Following the departure of its German head earlier this year, the financial services-focused private equity firm is parting company with Ravi Sinha, who is replaced by Flowers’ Australia head David Morgan. The firm has also recruited a former UK regulatory boss.

JC Flowers is parting company with its European head, Ravi Sinha.

He becomes the second high profile director to leave the firm this year following German head, Renate Krümmer.

News of Sinha’s leaving was announced today in a statement that said the firm was “strengthening” its presence in both Europe and Asia via two senior appointments. 

Ravi Sinha

The first key personnel move is David Morgan, formerly JC Flowers’ chairman in Australia, who now assumes responsibility for the firm’s activity in both Europe and Asia Pacific from Flower’s London office. Prior to joining Flowers in 2008, Morgan had spent nine years as chief executive officer of Westpac Banking Corporation, one of Australia's largest financial services companies.

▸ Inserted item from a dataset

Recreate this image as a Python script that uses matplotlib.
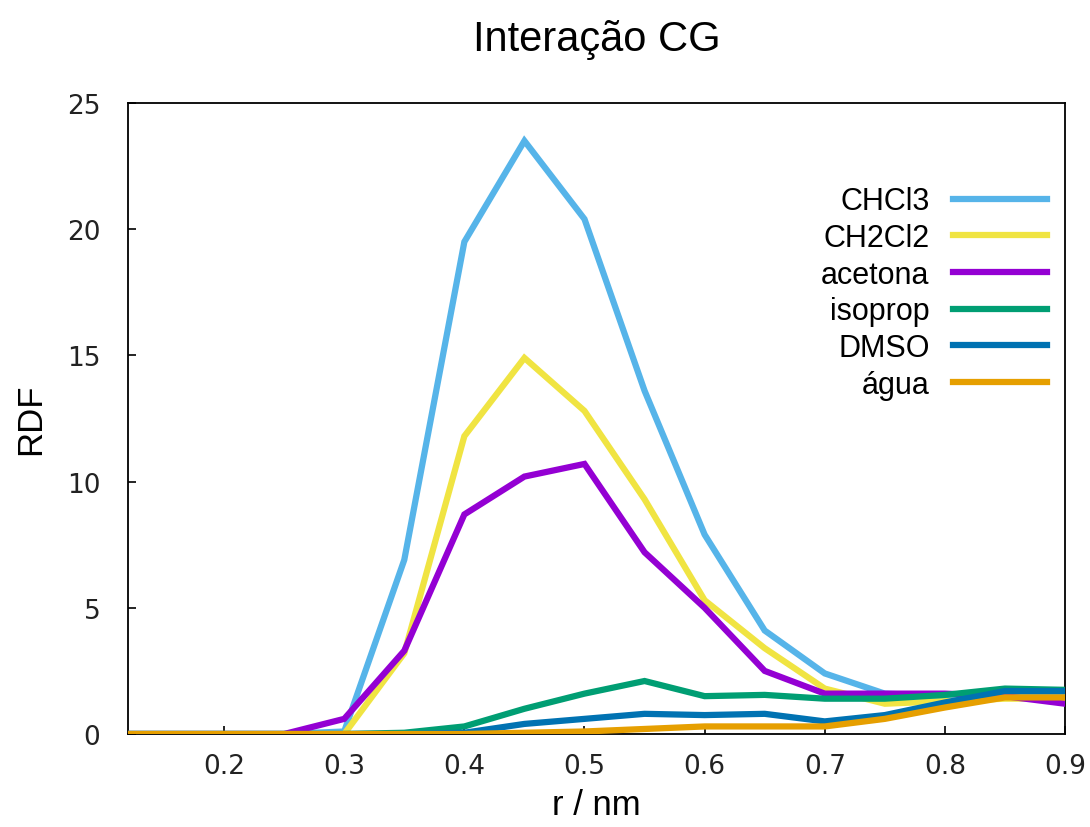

The second appointment is that of Sir Callum McCarthy, the former chairman of UK regulatory body the Financial Services Authority (FSA). He will also be based in the London office in the newly created position of European chairman. Prior to joining the FSA, McCarthy led Ofgem, the UK’s economic regulator for the gas and electricity industries.

The statement said no more about the departure of Sinha, except that he is managing director and “will leave JFC”. The firm was unavailable to comment further on the departure.

As part of his responsibilities in Europe, Sinha led the management of a €1 billion investment in troubled German real estate lender Hypo Real Estate, which has since been nationalised.

Callum McCarthy

The 2008 investment – giving Flowers and two others members of its consortium almost 25 percent of the Munch-based firm – encountered significant problems amid the onset of the credit crunch.

Hypo struggled to service a huge debt pile taken on by the acquisition of Dublin-based public services and infrastructure lender Depfa and had to be bailed out by the German government and German financial institutions. The subsequent squeezing out of minority shareholders, including JC Flowers, by German bailout fund SoFFin has led to reports that the US firm is considering legal action.

The firm’s other European deals include an investment in a 25.6 percent stake in German Landesbank HSH Nordbank, for which it paid €1.25 billion in 2006. HSH also received German state support in the form of €30 billion in guarantees from German government's bank rescue fund SoFFin, although it is now in a position to scale back its state funding, according to a report on newswire Reuters.

In the UK, JC Flowers was one of the backers behind the creation of The Pension Corporation in 2006. Run by former Duke Street founder Edmund Truell, the Pension Corporation buys up sponsorship of UK pension schemes.

The firm was also one of the unsuccessful suitors for troubled UK mortgage lender Northern Rock in 2007. Northern Rock was subsequently nationalised rather than sold to private investors.

JC Flowers’ chairman and founder Christopher Flowers praised Morgan’s “disciplined and strategic” approach to deal making and McCarthy’s “extensive banking and regulatory experience” in a statement.